A run of records:
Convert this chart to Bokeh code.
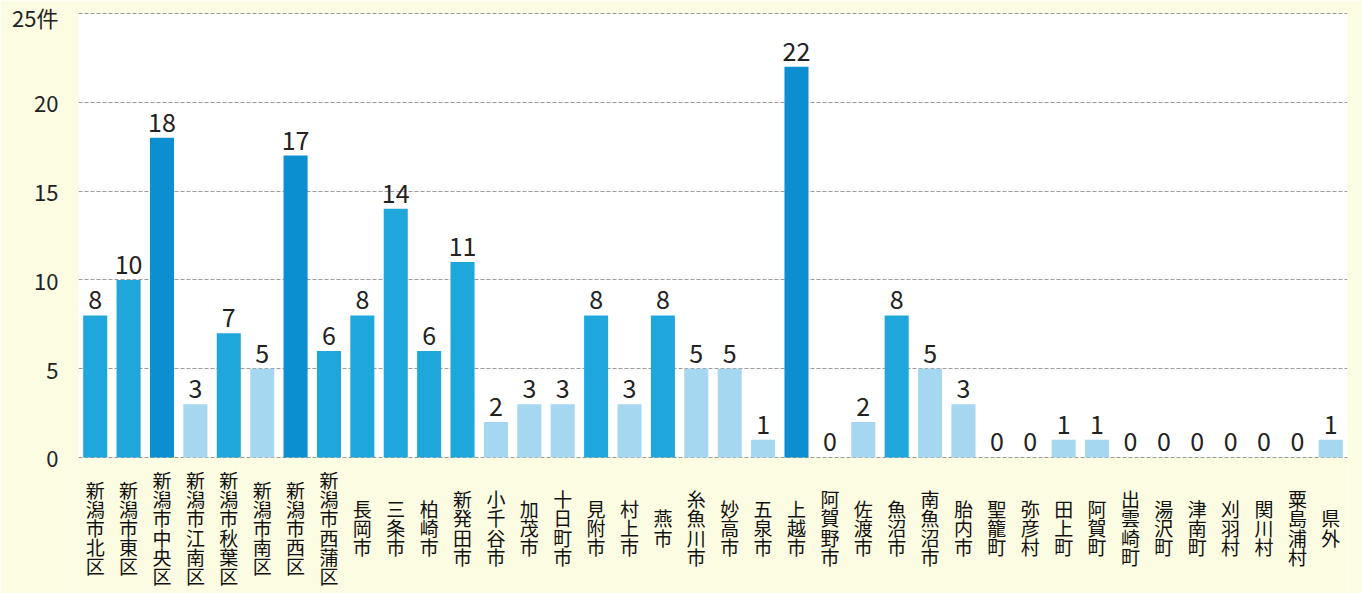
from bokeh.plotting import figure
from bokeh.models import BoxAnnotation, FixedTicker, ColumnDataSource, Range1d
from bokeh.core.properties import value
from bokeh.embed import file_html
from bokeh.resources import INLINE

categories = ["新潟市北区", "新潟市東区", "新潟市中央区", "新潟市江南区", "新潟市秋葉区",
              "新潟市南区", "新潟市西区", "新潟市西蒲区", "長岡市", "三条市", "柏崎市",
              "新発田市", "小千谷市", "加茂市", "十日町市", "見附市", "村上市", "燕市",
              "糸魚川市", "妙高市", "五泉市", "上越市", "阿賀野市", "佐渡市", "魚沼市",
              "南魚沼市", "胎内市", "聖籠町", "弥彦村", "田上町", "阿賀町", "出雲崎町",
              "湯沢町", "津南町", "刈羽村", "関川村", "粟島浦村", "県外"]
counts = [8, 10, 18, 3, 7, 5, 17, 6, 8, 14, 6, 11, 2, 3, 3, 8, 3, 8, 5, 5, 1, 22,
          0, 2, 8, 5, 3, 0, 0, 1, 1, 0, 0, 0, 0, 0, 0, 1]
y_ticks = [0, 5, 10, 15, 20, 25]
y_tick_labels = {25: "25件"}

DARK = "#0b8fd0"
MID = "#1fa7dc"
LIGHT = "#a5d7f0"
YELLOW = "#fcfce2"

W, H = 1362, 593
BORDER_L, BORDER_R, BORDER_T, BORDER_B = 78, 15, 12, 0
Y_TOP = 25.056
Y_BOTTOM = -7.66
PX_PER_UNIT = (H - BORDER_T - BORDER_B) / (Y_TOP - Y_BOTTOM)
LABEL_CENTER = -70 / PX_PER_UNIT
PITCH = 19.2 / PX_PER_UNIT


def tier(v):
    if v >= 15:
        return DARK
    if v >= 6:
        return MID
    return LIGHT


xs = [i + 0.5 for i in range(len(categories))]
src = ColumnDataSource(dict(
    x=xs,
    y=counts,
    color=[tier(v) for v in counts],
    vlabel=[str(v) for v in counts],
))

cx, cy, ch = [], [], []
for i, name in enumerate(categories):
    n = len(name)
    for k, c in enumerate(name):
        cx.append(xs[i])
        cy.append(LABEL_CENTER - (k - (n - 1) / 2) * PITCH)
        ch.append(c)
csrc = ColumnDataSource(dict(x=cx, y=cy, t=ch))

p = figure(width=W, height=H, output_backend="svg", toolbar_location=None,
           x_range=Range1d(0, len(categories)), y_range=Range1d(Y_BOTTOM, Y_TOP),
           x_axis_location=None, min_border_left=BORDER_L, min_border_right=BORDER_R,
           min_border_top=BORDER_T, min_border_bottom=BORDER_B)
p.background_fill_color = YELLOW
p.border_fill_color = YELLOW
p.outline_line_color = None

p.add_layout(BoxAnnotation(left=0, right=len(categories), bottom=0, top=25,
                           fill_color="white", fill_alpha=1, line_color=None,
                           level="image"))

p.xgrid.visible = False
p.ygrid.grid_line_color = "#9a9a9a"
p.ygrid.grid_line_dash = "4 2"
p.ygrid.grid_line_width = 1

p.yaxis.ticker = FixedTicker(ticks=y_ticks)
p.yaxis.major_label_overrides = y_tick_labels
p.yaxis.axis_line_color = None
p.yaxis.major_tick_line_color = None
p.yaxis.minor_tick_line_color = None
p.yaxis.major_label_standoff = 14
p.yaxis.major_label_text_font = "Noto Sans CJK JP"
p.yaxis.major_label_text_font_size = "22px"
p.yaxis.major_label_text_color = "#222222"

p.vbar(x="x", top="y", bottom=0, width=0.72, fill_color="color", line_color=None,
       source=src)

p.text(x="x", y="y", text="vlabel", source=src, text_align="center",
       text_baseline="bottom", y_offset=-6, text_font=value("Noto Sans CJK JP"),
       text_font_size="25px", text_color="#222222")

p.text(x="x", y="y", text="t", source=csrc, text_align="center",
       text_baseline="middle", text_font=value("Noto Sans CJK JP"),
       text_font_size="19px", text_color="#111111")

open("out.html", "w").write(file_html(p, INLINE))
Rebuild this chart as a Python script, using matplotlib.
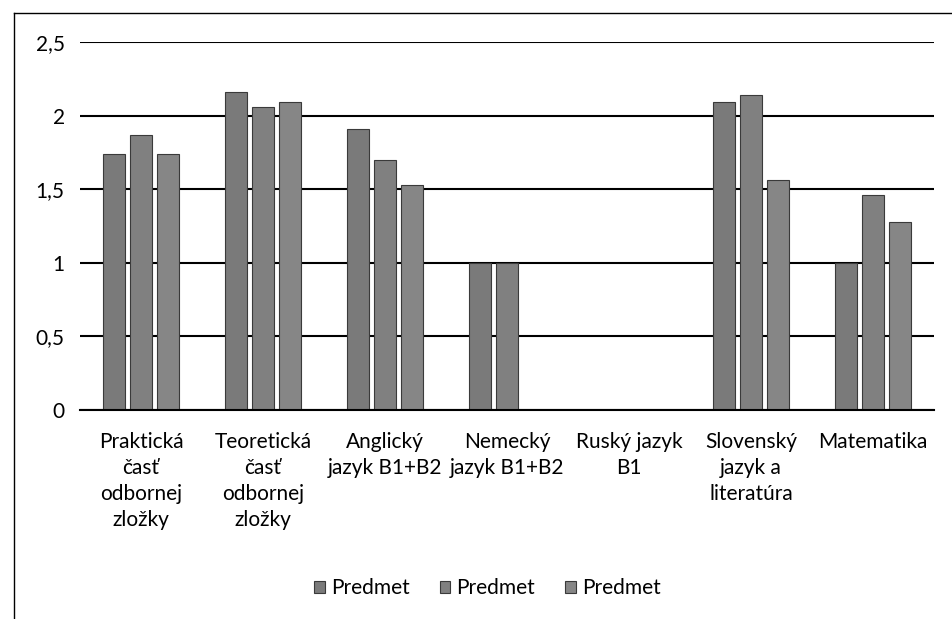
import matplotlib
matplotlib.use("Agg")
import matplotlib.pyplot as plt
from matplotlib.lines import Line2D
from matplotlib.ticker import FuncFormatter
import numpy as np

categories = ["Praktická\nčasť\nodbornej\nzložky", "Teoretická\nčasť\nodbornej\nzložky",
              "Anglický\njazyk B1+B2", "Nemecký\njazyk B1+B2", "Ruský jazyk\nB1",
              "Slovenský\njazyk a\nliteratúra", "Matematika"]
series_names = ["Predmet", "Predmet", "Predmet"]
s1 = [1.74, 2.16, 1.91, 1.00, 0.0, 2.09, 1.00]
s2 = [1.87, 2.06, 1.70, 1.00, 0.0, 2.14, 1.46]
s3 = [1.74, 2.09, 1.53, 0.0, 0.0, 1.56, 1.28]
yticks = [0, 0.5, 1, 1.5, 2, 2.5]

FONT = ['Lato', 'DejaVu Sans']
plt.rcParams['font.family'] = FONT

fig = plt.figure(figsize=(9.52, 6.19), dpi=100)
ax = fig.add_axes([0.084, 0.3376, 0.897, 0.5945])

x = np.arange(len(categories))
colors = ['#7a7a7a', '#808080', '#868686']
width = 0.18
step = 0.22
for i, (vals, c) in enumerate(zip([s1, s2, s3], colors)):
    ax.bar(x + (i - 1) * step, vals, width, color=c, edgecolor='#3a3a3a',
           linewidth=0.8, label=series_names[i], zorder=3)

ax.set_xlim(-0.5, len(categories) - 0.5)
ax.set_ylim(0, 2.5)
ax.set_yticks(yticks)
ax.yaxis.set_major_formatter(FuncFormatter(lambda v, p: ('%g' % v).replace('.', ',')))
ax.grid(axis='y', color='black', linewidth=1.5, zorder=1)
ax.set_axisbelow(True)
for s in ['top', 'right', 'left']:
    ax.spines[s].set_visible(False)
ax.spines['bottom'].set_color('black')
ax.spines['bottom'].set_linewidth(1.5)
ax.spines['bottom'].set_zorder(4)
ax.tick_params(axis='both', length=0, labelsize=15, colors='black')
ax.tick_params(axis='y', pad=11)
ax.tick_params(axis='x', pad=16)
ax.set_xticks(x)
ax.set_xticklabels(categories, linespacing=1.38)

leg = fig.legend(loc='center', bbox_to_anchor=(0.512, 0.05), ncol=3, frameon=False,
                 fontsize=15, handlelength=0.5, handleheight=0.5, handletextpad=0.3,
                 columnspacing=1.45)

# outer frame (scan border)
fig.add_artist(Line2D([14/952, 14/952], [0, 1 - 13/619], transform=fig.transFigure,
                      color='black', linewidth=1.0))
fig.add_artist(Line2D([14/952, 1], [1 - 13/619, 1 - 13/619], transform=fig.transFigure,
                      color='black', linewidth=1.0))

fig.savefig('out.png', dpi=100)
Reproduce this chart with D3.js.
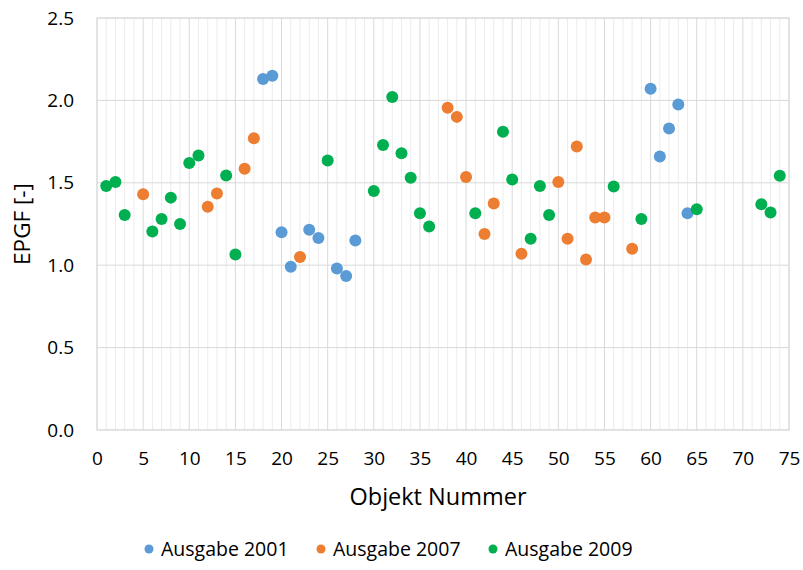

» **Task objective**:
Repeat each entry exactly as given; no pictures belong in the copy.

» **Finished answer**:
Convert this chart to Bokeh code.
from bokeh.plotting import figure
from bokeh.models import BoxAnnotation, FixedTicker, ColumnDataSource, Range1d
from bokeh.core.properties import value
from bokeh.embed import file_html
from bokeh.resources import INLINE

categories = ["新潟市北区", "新潟市東区", "新潟市中央区", "新潟市江南区", "新潟市秋葉区",
              "新潟市南区", "新潟市西区", "新潟市西蒲区", "長岡市", "三条市", "柏崎市",
              "新発田市", "小千谷市", "加茂市", "十日町市", "見附市", "村上市", "燕市",
              "糸魚川市", "妙高市", "五泉市", "上越市", "阿賀野市", "佐渡市", "魚沼市",
              "南魚沼市", "胎内市", "聖籠町", "弥彦村", "田上町", "阿賀町", "出雲崎町",
              "湯沢町", "津南町", "刈羽村", "関川村", "粟島浦村", "県外"]
counts = [8, 10, 18, 3, 7, 5, 17, 6, 8, 14, 6, 11, 2, 3, 3, 8, 3, 8, 5, 5, 1, 22,
          0, 2, 8, 5, 3, 0, 0, 1, 1, 0, 0, 0, 0, 0, 0, 1]
y_ticks = [0, 5, 10, 15, 20, 25]
y_tick_labels = {25: "25件"}

DARK = "#0b8fd0"
MID = "#1fa7dc"
LIGHT = "#a5d7f0"
YELLOW = "#fcfce2"

W, H = 1362, 593
BORDER_L, BORDER_R, BORDER_T, BORDER_B = 78, 15, 12, 0
Y_TOP = 25.056
Y_BOTTOM = -7.66
PX_PER_UNIT = (H - BORDER_T - BORDER_B) / (Y_TOP - Y_BOTTOM)
LABEL_CENTER = -70 / PX_PER_UNIT
PITCH = 19.2 / PX_PER_UNIT


def tier(v):
    if v >= 15:
        return DARK
    if v >= 6:
        return MID
    return LIGHT


xs = [i + 0.5 for i in range(len(categories))]
src = ColumnDataSource(dict(
    x=xs,
    y=counts,
    color=[tier(v) for v in counts],
    vlabel=[str(v) for v in counts],
))

cx, cy, ch = [], [], []
for i, name in enumerate(categories):
    n = len(name)
    for k, c in enumerate(name):
        cx.append(xs[i])
        cy.append(LABEL_CENTER - (k - (n - 1) / 2) * PITCH)
        ch.append(c)
csrc = ColumnDataSource(dict(x=cx, y=cy, t=ch))

p = figure(width=W, height=H, output_backend="svg", toolbar_location=None,
           x_range=Range1d(0, len(categories)), y_range=Range1d(Y_BOTTOM, Y_TOP),
           x_axis_location=None, min_border_left=BORDER_L, min_border_right=BORDER_R,
           min_border_top=BORDER_T, min_border_bottom=BORDER_B)
p.background_fill_color = YELLOW
p.border_fill_color = YELLOW
p.outline_line_color = None

p.add_layout(BoxAnnotation(left=0, right=len(categories), bottom=0, top=25,
                           fill_color="white", fill_alpha=1, line_color=None,
                           level="image"))

p.xgrid.visible = False
p.ygrid.grid_line_color = "#9a9a9a"
p.ygrid.grid_line_dash = "4 2"
p.ygrid.grid_line_width = 1

p.yaxis.ticker = FixedTicker(ticks=y_ticks)
p.yaxis.major_label_overrides = y_tick_labels
p.yaxis.axis_line_color = None
p.yaxis.major_tick_line_color = None
p.yaxis.minor_tick_line_color = None
p.yaxis.major_label_standoff = 14
p.yaxis.major_label_text_font = "Noto Sans CJK JP"
p.yaxis.major_label_text_font_size = "22px"
p.yaxis.major_label_text_color = "#222222"

p.vbar(x="x", top="y", bottom=0, width=0.72, fill_color="color", line_color=None,
       source=src)

p.text(x="x", y="y", text="vlabel", source=src, text_align="center",
       text_baseline="bottom", y_offset=-6, text_font=value("Noto Sans CJK JP"),
       text_font_size="25px", text_color="#222222")

p.text(x="x", y="y", text="t", source=csrc, text_align="center",
       text_baseline="middle", text_font=value("Noto Sans CJK JP"),
       text_font_size="19px", text_color="#111111")

open("out.html", "w").write(file_html(p, INLINE))
Rebuild this chart as a Python script, using matplotlib.
import matplotlib
matplotlib.use("Agg")
import matplotlib.pyplot as plt
from matplotlib.lines import Line2D
from matplotlib.ticker import FuncFormatter
import numpy as np

categories = ["Praktická\nčasť\nodbornej\nzložky", "Teoretická\nčasť\nodbornej\nzložky",
              "Anglický\njazyk B1+B2", "Nemecký\njazyk B1+B2", "Ruský jazyk\nB1",
              "Slovenský\njazyk a\nliteratúra", "Matematika"]
series_names = ["Predmet", "Predmet", "Predmet"]
s1 = [1.74, 2.16, 1.91, 1.00, 0.0, 2.09, 1.00]
s2 = [1.87, 2.06, 1.70, 1.00, 0.0, 2.14, 1.46]
s3 = [1.74, 2.09, 1.53, 0.0, 0.0, 1.56, 1.28]
yticks = [0, 0.5, 1, 1.5, 2, 2.5]

FONT = ['Lato', 'DejaVu Sans']
plt.rcParams['font.family'] = FONT

fig = plt.figure(figsize=(9.52, 6.19), dpi=100)
ax = fig.add_axes([0.084, 0.3376, 0.897, 0.5945])

x = np.arange(len(categories))
colors = ['#7a7a7a', '#808080', '#868686']
width = 0.18
step = 0.22
for i, (vals, c) in enumerate(zip([s1, s2, s3], colors)):
    ax.bar(x + (i - 1) * step, vals, width, color=c, edgecolor='#3a3a3a',
           linewidth=0.8, label=series_names[i], zorder=3)

ax.set_xlim(-0.5, len(categories) - 0.5)
ax.set_ylim(0, 2.5)
ax.set_yticks(yticks)
ax.yaxis.set_major_formatter(FuncFormatter(lambda v, p: ('%g' % v).replace('.', ',')))
ax.grid(axis='y', color='black', linewidth=1.5, zorder=1)
ax.set_axisbelow(True)
for s in ['top', 'right', 'left']:
    ax.spines[s].set_visible(False)
ax.spines['bottom'].set_color('black')
ax.spines['bottom'].set_linewidth(1.5)
ax.spines['bottom'].set_zorder(4)
ax.tick_params(axis='both', length=0, labelsize=15, colors='black')
ax.tick_params(axis='y', pad=11)
ax.tick_params(axis='x', pad=16)
ax.set_xticks(x)
ax.set_xticklabels(categories, linespacing=1.38)

leg = fig.legend(loc='center', bbox_to_anchor=(0.512, 0.05), ncol=3, frameon=False,
                 fontsize=15, handlelength=0.5, handleheight=0.5, handletextpad=0.3,
                 columnspacing=1.45)

# outer frame (scan border)
fig.add_artist(Line2D([14/952, 14/952], [0, 1 - 13/619], transform=fig.transFigure,
                      color='black', linewidth=1.0))
fig.add_artist(Line2D([14/952, 1], [1 - 13/619, 1 - 13/619], transform=fig.transFigure,
                      color='black', linewidth=1.0))

fig.savefig('out.png', dpi=100)
Reproduce this chart with D3.js.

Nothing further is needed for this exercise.